Hal tersebut yang menjadikan film ini terasa unik. Alan Partridge: Alpha Papa tidak mencoba untuk menjadi sebuah kemasan yang megah dan pintar, dengan berani tampil bodoh dan mungkin akan membuat beberapa penontonnya kesal dengan materi-materi klasik yang konyol, tapi ia mampu menghadirkan apa yang penonton harapakan dari sebuah film komedi klasik, mudah di ikuti, penuh dengan killer joke yang luas dan nada gelap serta satir, dialog tajam disertai ad-lib yang efektif, hingga beberapa one-liner yang menarik untuk dijadikan sebuah quote. Mereka semua disatukan dalam sebuah script yang efisien dengan tempo cepat yang tidak pernah kehilangan momentum pada konteks menghadirkan tawa.


Ya, hanya dalam menghadirkan tawa, karena seperti yang disebutkan pada bagian awal beberapa bagian dari cerita terasa kurang memuaskan dibalik kombinasi joke dan gag yang mumpuni itu. Ada beberapa sub-plot yang kurang kuat, dan menyebabkan kehadiran mereka terasa mengganggu bahkan tidak perlu karena sejak awal sudah tidak dibekali dengan sebuah kedalaman materi yang setidaknya cukup baik, seperti kisah cinta yang melibatkan Angela Ashbourne (Monica Dolan), dan juga hubungan Alan dengan sang asisten, Lynn Benfield (Felicity Montagu). Mereka yang menjadi sumber kerap goyahnya momentum cerita, apalagi konflik yang bertemakan sebuah kemalangan itu kurang berhasil menarik simpati dan empati penontonnya.

Tapi apakah mereka merusak? Tidak, hanya sebatas mengganggu bagi penonton yang mungkin sedikit sensitif.  Bahkan bagi mereka yang tidak memperoleh kondisi tersebut ini akan menjadi sebuah petualangan dangkal yang tidak pernah kehilangan energi secara total, penuh nada cerah dengan gerak licin yang terasa pas.
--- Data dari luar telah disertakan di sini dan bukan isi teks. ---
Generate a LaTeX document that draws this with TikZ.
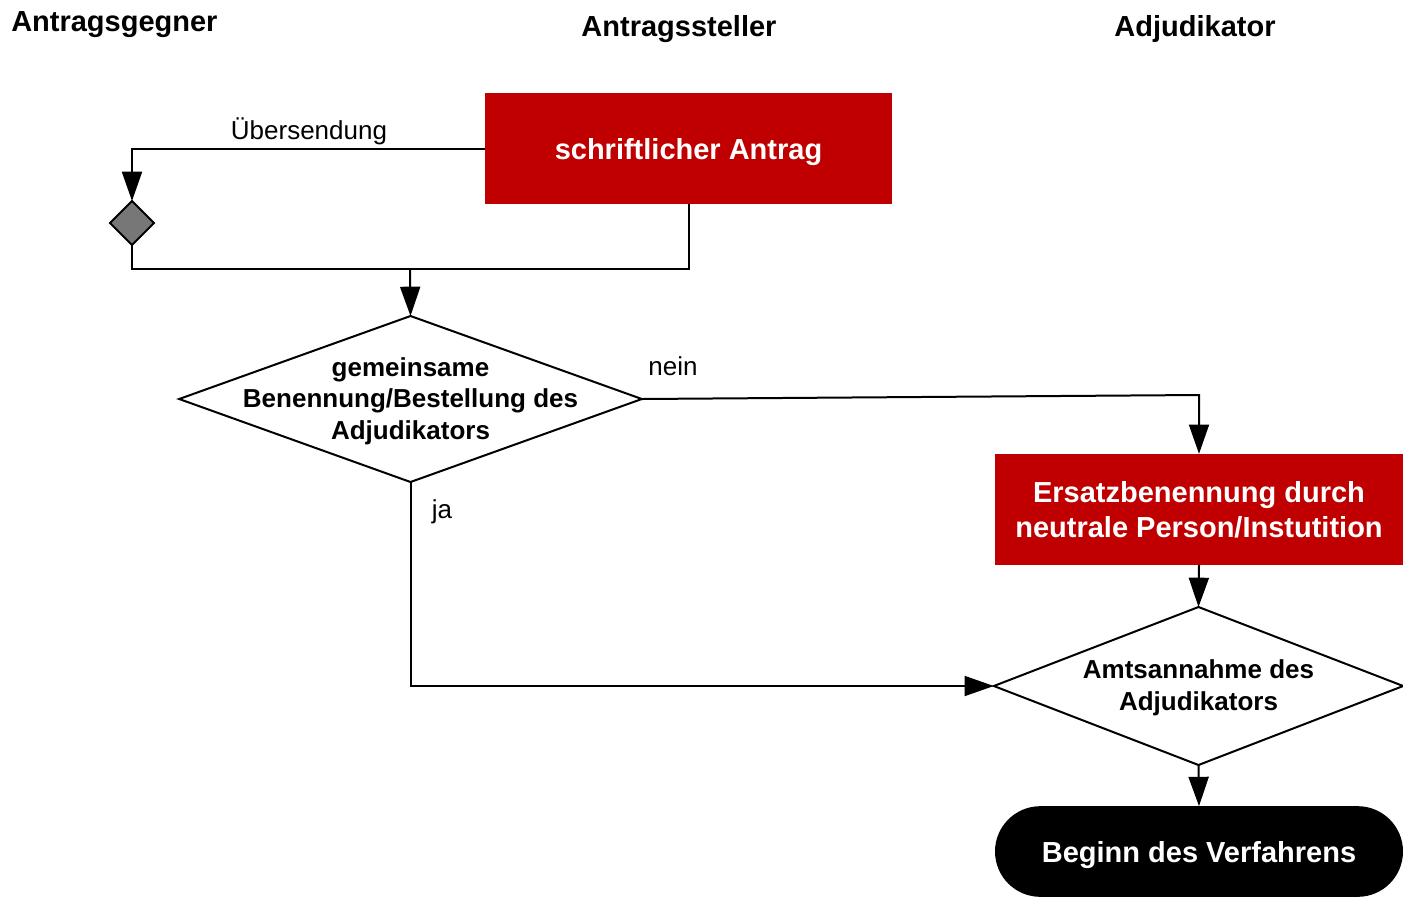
\documentclass[tikz,border=0pt]{standalone}
\usepackage{fontspec}
\setmainfont{Liberation Sans}
\usetikzlibrary{shapes.geometric,arrows.meta}
\definecolor{boxred}{HTML}{C00000}
\definecolor{decgray}{HTML}{777777}
\tikzset{
  conn/.style={line width=1.5pt, line join=miter},
  arr/.style={conn, -{Triangle[length=22pt,width=15pt]}},
  redbox/.style={rectangle, fill=boxred, text=white, font=\fontsize{21.75pt}{26.25pt}\selectfont\bfseries, align=center, inner sep=0pt, outer sep=0pt, minimum width=305.5pt, minimum height=83.5pt},
  decision/.style={diamond, draw=black, line width=1.5pt, fill=white, inner sep=0pt, outer sep=0pt},
  dtext/.style={font=\fontsize{19.5pt}{23.5pt}\selectfont\bfseries, align=center, inner sep=0pt},
  header/.style={font=\fontsize{21.75pt}{26pt}\selectfont\bfseries, inner sep=0pt, anchor=base},
  lbl/.style={font=\fontsize{19.5pt}{23pt}\selectfont, inner sep=0pt, anchor=base},
}
\begin{document}
\begin{tikzpicture}[x=0.75pt,y=-0.75pt]
\useasboundingbox (0,0) rectangle (1403,897);
% headers
\node[header, anchor=base west] (h1) at (11,31) {Antragsgegner};
\node[header] (h2) at (679,36) {Antragssteller};
\node[header] (h3) at (1195,36) {Adjudikator};
% nodes
\node[redbox, text height=20.5pt, text depth=4.6pt] (b1) at (688.5,148.5) {schriftlicher Antrag};
\node[decision, fill=decgray, minimum width=33pt, minimum height=33pt] (sd) at (132,223) {};
\node[decision, minimum width=347pt, minimum height=124.5pt] (d1) at (410.5,399) {};
\node[dtext] (d1t) at (410.5,401) {gemeinsame\\Benennung/Bestellung des\\Adjudikators};
\node[redbox] (b2) at (1199,509.5) {Ersatzbenennung durch\\neutrale Person/Instutition};
\node[decision, minimum width=307pt, minimum height=118.5pt] (d2) at (1198.5,686) {};
\node[dtext, text depth=0pt] (d2t) at (1198.5,685) {Amtsannahme des\\Adjudikators};
\node[rectangle, rounded corners=34pt, fill=black, text=white, minimum width=306pt, minimum height=68pt, inner sep=0pt, outer sep=0pt, text height=20.5pt, text depth=4.6pt, font=\fontsize{21.75pt}{26pt}\selectfont\bfseries] (end) at (1199,851.5) {Beginn des Verfahrens};
% coordinates
\coordinate (j) at (410,269);
\coordinate (n1) at (1199,395);
% connectors
\draw[arr] (b1.west) -| (sd.north);
\draw[conn] (sd.south) |- (j) -| (b1.south);
\draw[arr] (j) -- (d1.north);
\draw[arr] (d1.east) -- (n1) -- (b2.north);
\draw[arr] (d1.south) |- (d2.west);
\draw[arr] (b2.south) -- (d2.north);
\draw[arr] (d2.south) -- (end.north);
% labels
\node[lbl] (l1) at (309,139) {Übersendung};
\node[lbl] (l2) at (673,375) {nein};
\node[lbl] (l3) at (442,518) {ja};
\end{tikzpicture}
\end{document}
Apalagi dengan kinerja Steve Coogan yang gemilang, ia mampu membentuk Alan Partridge agar mudah diterima terlebih bagi mereka yang tidak begitu mengenal karakternya, serta menyajikan sisi lucu dan eksentrik secara padu lengkap dengan one-punch dialog yang memberikan tawa hingga ekspresi penuh kesan witty yang menyenangkan. Kombinasinya dengan pemeran lain juga berhasil menjaga kepadatan kisah sehingga tidak menjadi sebuah presentasi dangkal yang menjengkelkan.


Overall, Alan Partridge: Alpha Papa adalah film yang memuaskan. Saya selalu percaya bahwa materi cerita berkualitas dari sebuah komedi adalah bonus, karena yang kita cari adalah tawa, dan tawa dapat hadir dari hal sederhana yang konyol dan dangkal jika mampu dibentuk dengan tepat dan jauh dari kesan menjengkelkan. Itu yang dimiliki oleh film ini, dipenuhi dengan materi kurang penting, bahkan mereka dapat diselesaikan hanya dalam setengah durasinya yang sebesar 90 menit itu, tapi ia mampu memberikan hasil yang memuaskan dengan menyajikan eksekusi yang padat, efektif, dan juga efisien. Lucu, dan itu cukup. Segmented.